Пример частично утеплённого дома советской постройки
– Если функционально эти здания были предназначены для другого времени, или просто потеряли какую-то актуальность, то люди пытаются компенсировать неудобство проживания там. В одних местах утепляют, в других – остекляют балконы и так далее. Возможно, это в чем ошибка тех, кто проектировал эти здания?
– Нет, это проблема того, что это не наказывается. Почему например в Амстердаме в домах стоят старые двери? Если бы можно было менять, их бы поменяли, особенно бы наши люди жили. Потому что там за это наказывают.
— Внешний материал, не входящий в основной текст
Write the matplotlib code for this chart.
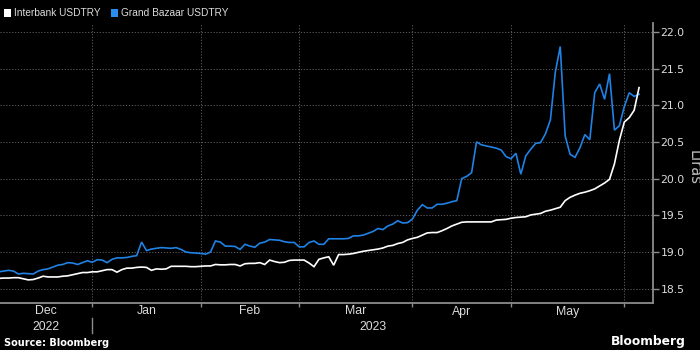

Там делать ремонт в старом доме можно только только с сохранением аутентичных элементов. Входные двери в доме 17 века нельзя менять хотя они очень старые, дорогие в обслуживании и пропускают тепло. Старее, чем наши деревянные двери, которые уже почти исчезли. Их сейчас раритетом можно считать. Все входные двери в подъездах практически утрачены в 2000х годах, заменены на железные домофонные двери. Это вопрос отношения государства и людей к своему наследию. Да, можно поменять, жилплощади мало, построить еще один этаж сверху. Потребности человека бесконечны в улучшении жилищных условий минимальной ценой. Эти потребности должны все-таки ограничится вопросами сохранности культурного наследия. У нас нет ни одного факта наказания кого-то за то, что он/она балкон застеклил в историческом доме. У многих домов не охранных статусов, потому что охранный статус проталкивается очень долго и нудно. Объяснять надо, но это подействует процентов может на 15, остальные скажут: "Ну и что? Мне холодно, я буду утепляться." А то, что он живет в историческом доме, и утеплятся придется изнутри, ему никто не скажет, и его никто не может заставить это делать. Те, кому холодно, и те, кто утепляются в цивилизованных странах, они это делают изнутри и теряют там 3 сантиметра от стены, комната становится чуть меньше, но они сохраняют аутентичный облик и решают проблему с холодом. А проблема холода есть, она связана с тем, что строили халтурно, мало раствора клали, кирпич был плохой. Много где, особенно в домах из силикатного кирпича, а это почти все 1950-ые, таких проблем полно.